I use a Linux VM to run Deluge and handle my torrents. ShowRSS generates RSS feeds of content I want to download, and FlexGet feeds those downloads into Deluge. The VM runs Ubuntu server and I interact with it using the Deluge web interface. It’s pretty well automated and does what I want it to do.

But what about security and privacy?

In order to protect my privacy from my ISP and others, I use a VPN. As mentioned above, I’m running Deluge on a small headless VM. The VM is dedicated to the task of running Deluge, it doesn’t serve any other purpose.

By default, OpenVPN would already send all internet-bound traffic from the VM over the VPN. I have monitoring that restarts OpenVPN if it goes down and it alerts me to any problems, but that’s not good enough. If the VPN goes down, Deluge would normally just send traffic over the open internet without using the VPN until I fix the VPN.

IPtables to the rescue

If OpenVPN goes down, I would prefer that Deluge can’t send any traffic at all. Iptables lets me do this by forcing all internet-bound traffic for a given user (the deluge user) over the VPN interface. If that interface is down, the traffic will simply not go anywhere.

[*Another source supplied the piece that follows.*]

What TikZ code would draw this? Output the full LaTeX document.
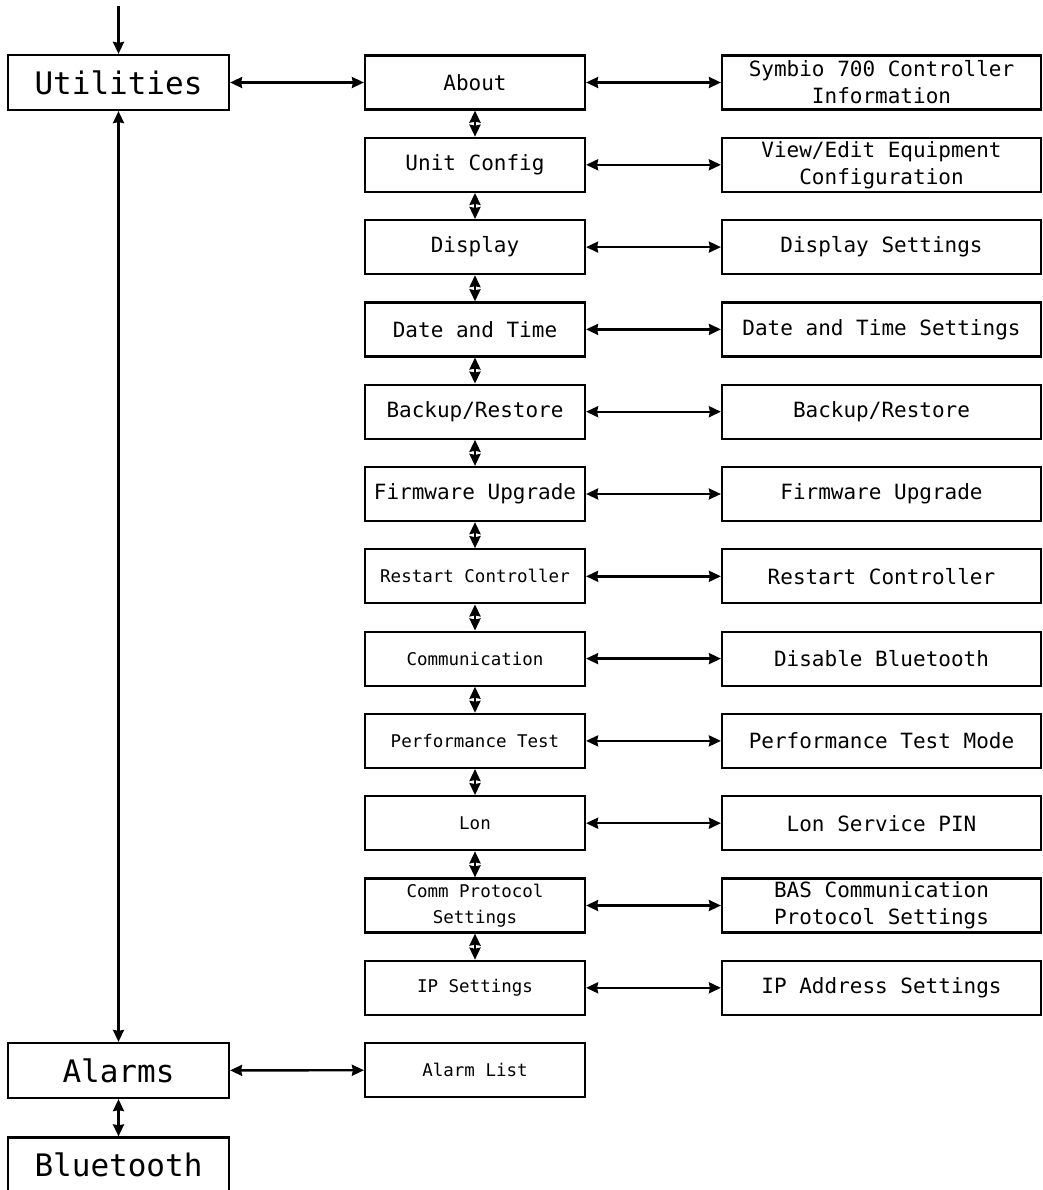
\documentclass[tikz,border=0pt]{standalone}
\usepackage{fontspec}
\setmonofont{DejaVu Sans Mono}
\usetikzlibrary{arrows.meta}
\tikzstyle{mainmenu} = [
    rectangle,
    minimum width=221pt,
    minimum height=55pt,
    draw=black,
    line width=2.2pt,
    font=\ttfamily\fontsize{31}{34}\selectfont
]
\tikzstyle{submenu} = [
    rectangle,
    minimum width=220pt,
    minimum height=54pt,
    draw=black,
    line width=2.2pt,
    align=center,
    font=\ttfamily\fontsize{21}{27}\selectfont
]
\tikzstyle{smallmenu} = [
    submenu,
    font=\ttfamily\fontsize{17.5}{26}\selectfont
]
\tikzstyle{detail} = [
    rectangle,
    minimum width=319pt,
    minimum height=54pt,
    draw=black,
    line width=2.2pt,
    align=center,
    font=\ttfamily\fontsize{21}{27}\selectfont
]
\tikzstyle{arrow} = [line width=2.4pt,<->,>={Stealth[length=12pt,width=11pt,inset=1pt]}]

\begin{document}
\begin{tikzpicture}[x=1pt, y=1pt, node distance=82.3pt]

\useasboundingbox (0,0) rectangle (1042,-1190);

\coordinate (entry) at (118.5,-6);
\node (utilities) [mainmenu] at (118.5,-82.5) {Utilities};
\node (alarms) [mainmenu, below of=utilities, node distance=988pt] {Alarms};
\node (bluetooth) [mainmenu, below of=alarms, node distance=94.5pt] {Bluetooth};

\node (about) [submenu] at (475,-82.5) {About};
\node (unitconfig) [submenu, below of=about] {Unit Config};
\node (display) [submenu, below of=unitconfig] {Display};
\node (datetime) [submenu, below of=display] {Date and Time};
\node (backup) [submenu, below of=datetime] {Backup/Restore};
\node (firmware) [submenu, below of=backup] {Firmware Upgrade};
\node (restart) [smallmenu, below of=firmware] {Restart Controller};
\node (comm) [smallmenu, below of=restart] {Communication};
\node (perftest) [smallmenu, below of=comm] {Performance Test};
\node (lon) [smallmenu, below of=perftest] {Lon};
\node (protocol) [smallmenu, below of=lon] {Comm Protocol\\Settings};
\node (ipset) [smallmenu, below of=protocol] {IP Settings};
\node (alarmlist) [smallmenu, below of=ipset] {Alarm List};

\node (controllerinfo) [detail, right of=about, node distance=406.5pt] {Symbio 700 Controller\\Information};
\node (equipconfig) [detail, right of=unitconfig, node distance=406.5pt] {View/Edit Equipment\\Configuration};
\node (dispsettings) [detail, right of=display, node distance=406.5pt] {Display Settings};
\node (dtsettings) [detail, right of=datetime, node distance=406.5pt] {Date and Time Settings};
\node (backupdetail) [detail, right of=backup, node distance=406.5pt] {Backup/Restore};
\node (firmwaredetail) [detail, right of=firmware, node distance=406.5pt] {Firmware Upgrade};
\node (restartdetail) [detail, right of=restart, node distance=406.5pt] {Restart Controller};
\node (nobluetooth) [detail, right of=comm, node distance=406.5pt] {Disable Bluetooth};
\node (perfmode) [detail, right of=perftest, node distance=406.5pt] {Performance Test Mode};
\node (lonpin) [detail, right of=lon, node distance=406.5pt] {Lon Service PIN};
\node (basprotocol) [detail, right of=protocol, node distance=406.5pt] {BAS Communication\\Protocol Settings};
\node (ipaddress) [detail, right of=ipset, node distance=406.5pt] {IP Address Settings};

% Arrows
\draw [arrow, <-] (utilities) -- (entry);
\draw [arrow] (utilities) -- (about);
\draw [arrow] (utilities) -- (alarms);
\draw [arrow] (alarms) -- (bluetooth);
\draw [arrow] (alarms) -- (alarmlist);

\draw [arrow] (about) -- (unitconfig);
\draw [arrow] (unitconfig) -- (display);
\draw [arrow] (display) -- (datetime);
\draw [arrow] (datetime) -- (backup);
\draw [arrow] (backup) -- (firmware);
\draw [arrow] (firmware) -- (restart);
\draw [arrow] (restart) -- (comm);
\draw [arrow] (comm) -- (perftest);
\draw [arrow] (perftest) -- (lon);
\draw [arrow] (lon) -- (protocol);
\draw [arrow] (protocol) -- (ipset);

\draw [arrow] (about) -- (controllerinfo);
\draw [arrow] (unitconfig) -- (equipconfig);
\draw [arrow] (display) -- (dispsettings);
\draw [arrow] (datetime) -- (dtsettings);
\draw [arrow] (backup) -- (backupdetail);
\draw [arrow] (firmware) -- (firmwaredetail);
\draw [arrow] (restart) -- (restartdetail);
\draw [arrow] (comm) -- (nobluetooth);
\draw [arrow] (perftest) -- (perfmode);
\draw [arrow] (lon) -- (lonpin);
\draw [arrow] (protocol) -- (basprotocol);
\draw [arrow] (ipset) -- (ipaddress);

\end{tikzpicture}
\end{document}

Okay, enough talk. Here’s the code (deluge runs as the username ‘deluge’ ).

-P OUTPUT ACCEPT
-A OUTPUT -d 192.168.0.0/16 -j ACCEPT
-A OUTPUT -d 127.0.0.0/8 -j ACCEPT
-A OUTPUT -m owner --uid-owner deluge ! -o tun0 -j DROP

COMMIT

Outbound traffic from the VPN going to my local network is allowed. Any other outbound traffic generated by the deluge user, if it’s not going over the tunnel interface, is dropped.

I use the iptables cookbook to deploy these rules using Chef, so they’re already formatted for that. If you use some other way of building your iptables rules, hopefully the above snippet should give you the right idea.